▶ [Your instructions] Take the lines from the top down to and including the one with "bottom=bottom2, color=C_BETTER, zorder=3)" and repeat them exactly. Omit images.

─── Data segment

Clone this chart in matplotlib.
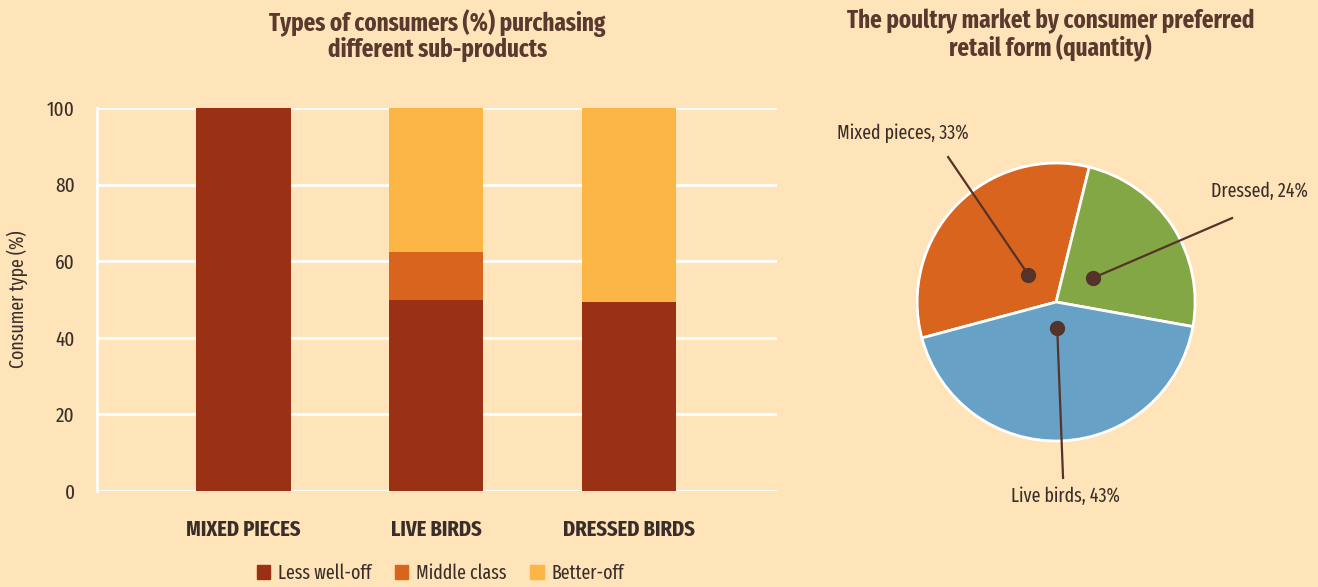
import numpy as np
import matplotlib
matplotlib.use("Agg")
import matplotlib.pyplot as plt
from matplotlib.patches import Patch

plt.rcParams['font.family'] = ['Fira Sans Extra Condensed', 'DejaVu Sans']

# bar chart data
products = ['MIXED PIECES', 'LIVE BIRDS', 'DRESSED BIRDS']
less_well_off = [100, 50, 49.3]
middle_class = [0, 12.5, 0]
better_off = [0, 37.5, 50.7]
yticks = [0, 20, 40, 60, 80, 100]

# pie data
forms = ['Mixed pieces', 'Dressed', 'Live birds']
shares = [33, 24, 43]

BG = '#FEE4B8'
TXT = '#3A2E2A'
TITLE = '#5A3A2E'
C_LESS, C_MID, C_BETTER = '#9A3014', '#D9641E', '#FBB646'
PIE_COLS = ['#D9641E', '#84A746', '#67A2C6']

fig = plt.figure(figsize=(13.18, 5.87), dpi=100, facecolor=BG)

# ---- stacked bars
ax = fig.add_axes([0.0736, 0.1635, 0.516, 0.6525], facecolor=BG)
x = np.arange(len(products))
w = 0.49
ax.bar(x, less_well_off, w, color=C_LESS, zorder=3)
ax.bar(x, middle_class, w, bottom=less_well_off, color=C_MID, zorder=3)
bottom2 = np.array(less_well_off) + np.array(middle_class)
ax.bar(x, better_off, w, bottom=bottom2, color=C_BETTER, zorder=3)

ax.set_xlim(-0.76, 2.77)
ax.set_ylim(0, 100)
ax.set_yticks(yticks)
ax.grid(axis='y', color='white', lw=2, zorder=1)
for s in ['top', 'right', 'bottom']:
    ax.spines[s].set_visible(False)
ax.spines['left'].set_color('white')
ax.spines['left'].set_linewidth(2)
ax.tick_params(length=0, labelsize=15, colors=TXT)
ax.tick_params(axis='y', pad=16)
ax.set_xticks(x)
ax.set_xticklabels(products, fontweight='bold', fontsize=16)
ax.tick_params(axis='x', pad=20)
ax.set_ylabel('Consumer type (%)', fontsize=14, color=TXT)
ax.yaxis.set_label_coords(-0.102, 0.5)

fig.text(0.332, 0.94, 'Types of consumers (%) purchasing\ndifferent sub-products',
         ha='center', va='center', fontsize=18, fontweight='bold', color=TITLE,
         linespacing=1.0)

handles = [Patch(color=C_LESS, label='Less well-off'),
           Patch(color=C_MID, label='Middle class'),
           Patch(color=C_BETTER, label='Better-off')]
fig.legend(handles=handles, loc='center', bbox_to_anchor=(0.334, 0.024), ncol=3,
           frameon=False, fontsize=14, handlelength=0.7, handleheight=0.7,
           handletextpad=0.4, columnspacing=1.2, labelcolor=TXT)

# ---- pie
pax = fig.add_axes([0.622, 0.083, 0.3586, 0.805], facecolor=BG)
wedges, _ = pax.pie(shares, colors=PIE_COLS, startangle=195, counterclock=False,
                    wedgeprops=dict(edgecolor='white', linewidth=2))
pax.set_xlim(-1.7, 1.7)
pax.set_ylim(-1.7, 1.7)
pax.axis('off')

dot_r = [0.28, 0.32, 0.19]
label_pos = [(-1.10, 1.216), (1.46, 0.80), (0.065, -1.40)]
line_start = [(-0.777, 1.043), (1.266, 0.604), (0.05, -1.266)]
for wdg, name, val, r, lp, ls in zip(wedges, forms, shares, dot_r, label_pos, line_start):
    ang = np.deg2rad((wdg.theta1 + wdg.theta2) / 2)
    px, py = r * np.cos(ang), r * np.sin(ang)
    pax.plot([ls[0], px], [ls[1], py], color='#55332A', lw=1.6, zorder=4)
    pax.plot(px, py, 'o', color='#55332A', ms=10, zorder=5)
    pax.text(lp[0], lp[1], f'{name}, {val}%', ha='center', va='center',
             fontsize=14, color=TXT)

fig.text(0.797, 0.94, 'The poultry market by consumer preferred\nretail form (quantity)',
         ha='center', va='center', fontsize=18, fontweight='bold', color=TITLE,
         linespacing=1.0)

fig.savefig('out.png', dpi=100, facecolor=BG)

──────

▶ [Answer for this exercise]
Clone this chart in matplotlib.
import numpy as np
import matplotlib
matplotlib.use("Agg")
import matplotlib.pyplot as plt
from matplotlib.patches import Patch

plt.rcParams['font.family'] = ['Fira Sans Extra Condensed', 'DejaVu Sans']

# bar chart data
products = ['MIXED PIECES', 'LIVE BIRDS', 'DRESSED BIRDS']
less_well_off = [100, 50, 49.3]
middle_class = [0, 12.5, 0]
better_off = [0, 37.5, 50.7]
yticks = [0, 20, 40, 60, 80, 100]

# pie data
forms = ['Mixed pieces', 'Dressed', 'Live birds']
shares = [33, 24, 43]

BG = '#FEE4B8'
TXT = '#3A2E2A'
TITLE = '#5A3A2E'
C_LESS, C_MID, C_BETTER = '#9A3014', '#D9641E', '#FBB646'
PIE_COLS = ['#D9641E', '#84A746', '#67A2C6']

fig = plt.figure(figsize=(13.18, 5.87), dpi=100, facecolor=BG)

# ---- stacked bars
ax = fig.add_axes([0.0736, 0.1635, 0.516, 0.6525], facecolor=BG)
x = np.arange(len(products))
w = 0.49
ax.bar(x, less_well_off, w, color=C_LESS, zorder=3)
ax.bar(x, middle_class, w, bottom=less_well_off, color=C_MID, zorder=3)
bottom2 = np.array(less_well_off) + np.array(middle_class)
ax.bar(x, better_off, w, bottom=bottom2, color=C_BETTER, zorder=3)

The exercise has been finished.